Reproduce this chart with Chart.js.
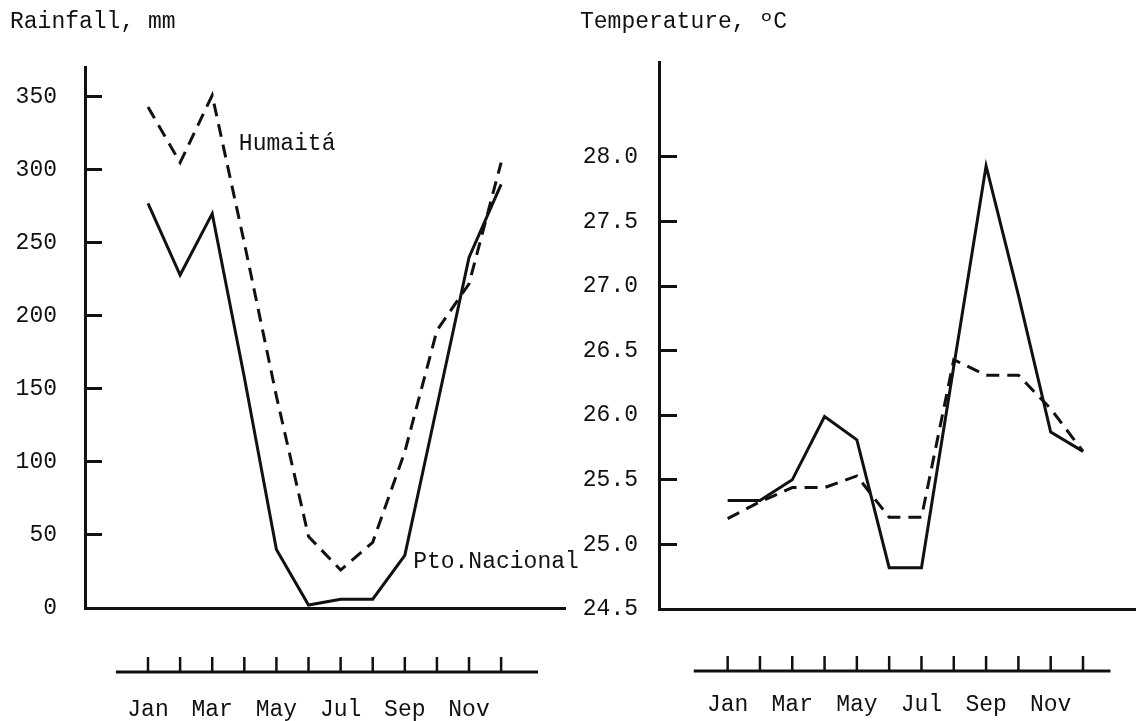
<!DOCTYPE html>
<html><head><meta charset="utf-8">
<script src="https://cdn.jsdelivr.net/npm/chart.js@4.4.0/dist/chart.umd.min.js"></script>
<style>
html,body{margin:0;padding:0;background:#fff;width:1136px;height:721px;overflow:hidden;position:relative}
canvas{position:absolute;top:0}
#rain{left:0}
#temp{left:570px}
</style></head><body>
<canvas id="rain" width="600" height="721"></canvas>
<canvas id="temp" width="595" height="721"></canvas>
<script>
// ---- data ----
const months = [1,2,3,4,5,6,7,8,9,10,11,12];
const monthLabels = ['Jan','','Mar','','May','','Jul','','Sep','','Nov',''];
const rainPtoNacional = [277,228,270,158,40,2,6,6,36,138,240,290];
const rainHumaita     = [343,305,351,250,145,49,26,45,107,190,222,305];
const rainTicks = [0,50,100,150,200,250,300,350];
const tempPtoNacional = [25.34,25.34,25.50,25.99,25.81,24.82,24.82,26.38,27.93,26.93,25.87,25.72];
const tempHumaita     = [25.20,25.33,25.44,25.44,25.53,25.21,25.21,26.43,26.31,26.31,26.05,25.72];
const tempTicks = [24.5,25.0,25.5,26.0,26.5,27.0,27.5,28.0];

const INK = '#111';
const FONT = 'Liberation Mono';
Chart.defaults.font.family = FONT;
Chart.defaults.font.size = 23;
Chart.defaults.color = INK;

function stripPlugin(cfg) {
  return {
    id: 'strip',
    afterDraw(chart) {
      const {ctx, chartArea} = chart;
      const x = chart.scales.x, y = chart.scales.y;
      const sy = chartArea.bottom + cfg.offset;
      ctx.save();
      ctx.strokeStyle = INK;
      ctx.lineCap = 'butt';
      ctx.lineWidth = 3;
      ctx.beginPath();
      ctx.moveTo(x.getPixelForValue(months[0] - cfg.padLeft), sy);
      ctx.lineTo(x.getPixelForValue(months[months.length-1] + cfg.padRight), sy);
      ctx.stroke();
      ctx.lineWidth = 2.5;
      months.forEach(m => {
        const px = x.getPixelForValue(m);
        ctx.beginPath();
        ctx.moveTo(px, sy);
        ctx.lineTo(px, sy - 15);
        ctx.stroke();
      });
      ctx.fillStyle = INK;
      ctx.font = '23px "' + FONT + '"';
      ctx.textBaseline = 'middle';
      ctx.textAlign = 'left';
      (cfg.notes || []).forEach(n => {
        ctx.fillText(n.text, x.getPixelForValue(n.x), y.getPixelForValue(n.y));
      });
      ctx.restore();
    }
  };
}

function lineDs(label, vals, dashed) {
  return {
    label,
    data: vals.map((v, i) => ({x: months[i], y: v})),
    borderColor: INK,
    borderWidth: 3,
    borderDash: dashed ? [13, 8] : [],
    pointRadius: 0,
    tension: 0,
    fill: false
  };
}

function makeOptions(o) {
  return {
    responsive: false,
    animation: false,
    devicePixelRatio: 1,
    layout: {padding: o.layoutPad},
    plugins: {
      legend: {display: false},
      tooltip: {enabled: false},
      title: {
        display: true, text: o.title, align: 'start', color: INK,
        font: {size: 23, family: FONT, weight: 'normal'},
        padding: {top: 8, bottom: o.titleBottom}
      }
    },
    scales: {
      x: {
        type: 'linear', min: o.xMin, max: o.xMax,
        afterBuildTicks: s => { s.ticks = months.map(v => ({value: v})); },
        afterFit: s => { s.height = o.xHeight; },
        ticks: {autoSkip: false, maxRotation: 0, minRotation: 0, padding: o.xPad,
                callback: v => monthLabels[v - 1] || ''},
        grid: {display: false, drawTicks: false},
        border: {display: true, width: 3, color: INK}
      },
      y: {
        min: o.yMin, max: o.yMax,
        afterBuildTicks: s => { s.ticks = o.yTicks.map(v => ({value: v})); },
        afterFit: s => { s.width = o.yWidth; },
        ticks: {padding: o.yPad, callback: o.yFmt},
        grid: {display: true, drawOnChartArea: false, drawTicks: true,
               tickLength: o.tickLen, tickWidth: 3, tickColor: INK, color: INK, lineWidth: 3},
        border: {display: true, width: 3, color: INK}
      }
    }
  };
}

new Chart(document.getElementById('rain'), {
  type: 'line',
  data: {datasets: [lineDs('Pto.Nacional', rainPtoNacional, false), lineDs('Humaitá', rainHumaita, true)]},
  options: makeOptions({
    title: 'Rainfall, mm', titleBottom: 32,
    layoutPad: {left: 10, right: 35, top: 0, bottom: 0},
    xMin: -0.963, xMax: 13.99, xHeight: 113, xPad: 88,
    yMin: 0, yMax: 370, yTicks: rainTicks, yWidth: 75, yPad: 45, tickLen: -17,
    yFmt: v => String(v)
  }),
  plugins: [stripPlugin({offset: 64, padLeft: 1.0, padRight: 1.15,
    notes: [{text: 'Humaitá', x: 3.83, y: 318}, {text: 'Pto.Nacional', x: 9.26, y: 31.5}]})]
});

new Chart(document.getElementById('temp'), {
  type: 'line',
  data: {datasets: [lineDs('Pto.Nacional', tempPtoNacional, false), lineDs('Humaitá', tempHumaita, true)]},
  options: makeOptions({
    title: 'Temperature, ºC', titleBottom: 27,
    layoutPad: {left: 10, right: 0, top: 0, bottom: 0},
    xMin: -1.125, xMax: 13.78, xHeight: 112, xPad: 82,
    yMin: 24.5, yMax: 28.73, yTicks: tempTicks, yWidth: 79, yPad: 39, tickLen: -18,
    yFmt: v => v.toFixed(1)
  }),
  plugins: [stripPlugin({offset: 62, padLeft: 1.05, padRight: 0.85, notes: []})]
});
</script>
</body></html>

────────────────────

#### THE REQUEST:
Without the pictures, write out all of the material exactly.

#### EXPECTED ANSWER:
Reproduce this chart with Chart.js.
<!DOCTYPE html>
<html><head><meta charset="utf-8">
<script src="https://cdn.jsdelivr.net/npm/chart.js@4.4.0/dist/chart.umd.min.js"></script>
<style>
html,body{margin:0;padding:0;background:#fff;width:1136px;height:721px;overflow:hidden;position:relative}
canvas{position:absolute;top:0}
#rain{left:0}
#temp{left:570px}
</style></head><body>
<canvas id="rain" width="600" height="721"></canvas>
<canvas id="temp" width="595" height="721"></canvas>
<script>
// ---- data ----
const months = [1,2,3,4,5,6,7,8,9,10,11,12];
const monthLabels = ['Jan','','Mar','','May','','Jul','','Sep','','Nov',''];
const rainPtoNacional = [277,228,270,158,40,2,6,6,36,138,240,290];
const rainHumaita     = [343,305,351,250,145,49,26,45,107,190,222,305];
const rainTicks = [0,50,100,150,200,250,300,350];
const tempPtoNacional = [25.34,25.34,25.50,25.99,25.81,24.82,24.82,26.38,27.93,26.93,25.87,25.72];
const tempHumaita     = [25.20,25.33,25.44,25.44,25.53,25.21,25.21,26.43,26.31,26.31,26.05,25.72];
const tempTicks = [24.5,25.0,25.5,26.0,26.5,27.0,27.5,28.0];

const INK = '#111';
const FONT = 'Liberation Mono';
Chart.defaults.font.family = FONT;
Chart.defaults.font.size = 23;
Chart.defaults.color = INK;

function stripPlugin(cfg) {
  return {
    id: 'strip',
    afterDraw(chart) {
      const {ctx, chartArea} = chart;
      const x = chart.scales.x, y = chart.scales.y;
      const sy = chartArea.bottom + cfg.offset;
      ctx.save();
      ctx.strokeStyle = INK;
      ctx.lineCap = 'butt';
      ctx.lineWidth = 3;
      ctx.beginPath();
      ctx.moveTo(x.getPixelForValue(months[0] - cfg.padLeft), sy);
      ctx.lineTo(x.getPixelForValue(months[months.length-1] + cfg.padRight), sy);
      ctx.stroke();
      ctx.lineWidth = 2.5;
      months.forEach(m => {
        const px = x.getPixelForValue(m);
        ctx.beginPath();
        ctx.moveTo(px, sy);
        ctx.lineTo(px, sy - 15);
        ctx.stroke();
      });
      ctx.fillStyle = INK;
      ctx.font = '23px "' + FONT + '"';
      ctx.textBaseline = 'middle';
      ctx.textAlign = 'left';
      (cfg.notes || []).forEach(n => {
        ctx.fillText(n.text, x.getPixelForValue(n.x), y.getPixelForValue(n.y));
      });
      ctx.restore();
    }
  };
}

function lineDs(label, vals, dashed) {
  return {
    label,
    data: vals.map((v, i) => ({x: months[i], y: v})),
    borderColor: INK,
    borderWidth: 3,
    borderDash: dashed ? [13, 8] : [],
    pointRadius: 0,
    tension: 0,
    fill: false
  };
}

function makeOptions(o) {
  return {
    responsive: false,
    animation: false,
    devicePixelRatio: 1,
    layout: {padding: o.layoutPad},
    plugins: {
      legend: {display: false},
      tooltip: {enabled: false},
      title: {
        display: true, text: o.title, align: 'start', color: INK,
        font: {size: 23, family: FONT, weight: 'normal'},
        padding: {top: 8, bottom: o.titleBottom}
      }
    },
    scales: {
      x: {
        type: 'linear', min: o.xMin, max: o.xMax,
        afterBuildTicks: s => { s.ticks = months.map(v => ({value: v})); },
        afterFit: s => { s.height = o.xHeight; },
        ticks: {autoSkip: false, maxRotation: 0, minRotation: 0, padding: o.xPad,
                callback: v => monthLabels[v - 1] || ''},
        grid: {display: false, drawTicks: false},
        border: {display: true, width: 3, color: INK}
      },
      y: {
        min: o.yMin, max: o.yMax,
        afterBuildTicks: s => { s.ticks = o.yTicks.map(v => ({value: v})); },
        afterFit: s => { s.width = o.yWidth; },
        ticks: {padding: o.yPad, callback: o.yFmt},
        grid: {display: true, drawOnChartArea: false, drawTicks: true,
               tickLength: o.tickLen, tickWidth: 3, tickColor: INK, color: INK, lineWidth: 3},
        border: {display: true, width: 3, color: INK}
      }
    }
  };
}

new Chart(document.getElementById('rain'), {
  type: 'line',
  data: {datasets: [lineDs('Pto.Nacional', rainPtoNacional, false), lineDs('Humaitá', rainHumaita, true)]},
  options: makeOptions({
    title: 'Rainfall, mm', titleBottom: 32,
    layoutPad: {left: 10, right: 35, top: 0, bottom: 0},
    xMin: -0.963, xMax: 13.99, xHeight: 113, xPad: 88,
    yMin: 0, yMax: 370, yTicks: rainTicks, yWidth: 75, yPad: 45, tickLen: -17,
    yFmt: v => String(v)
  }),
  plugins: [stripPlugin({offset: 64, padLeft: 1.0, padRight: 1.15,
    notes: [{text: 'Humaitá', x: 3.83, y: 318}, {text: 'Pto.Nacional', x: 9.26, y: 31.5}]})]
});

new Chart(document.getElementById('temp'), {
  type: 'line',
  data: {datasets: [lineDs('Pto.Nacional', tempPtoNacional, false), lineDs('Humaitá', tempHumaita, true)]},
  options: makeOptions({
    title: 'Temperature, ºC', titleBottom: 27,
    layoutPad: {left: 10, right: 0, top: 0, bottom: 0},
    xMin: -1.125, xMax: 13.78, xHeight: 112, xPad: 82,
    yMin: 24.5, yMax: 28.73, yTicks: tempTicks, yWidth: 79, yPad: 39, tickLen: -18,
    yFmt: v => v.toFixed(1)
  }),
  plugins: [stripPlugin({offset: 62, padLeft: 1.05, padRight: 0.85, notes: []})]
});
</script>
</body></html>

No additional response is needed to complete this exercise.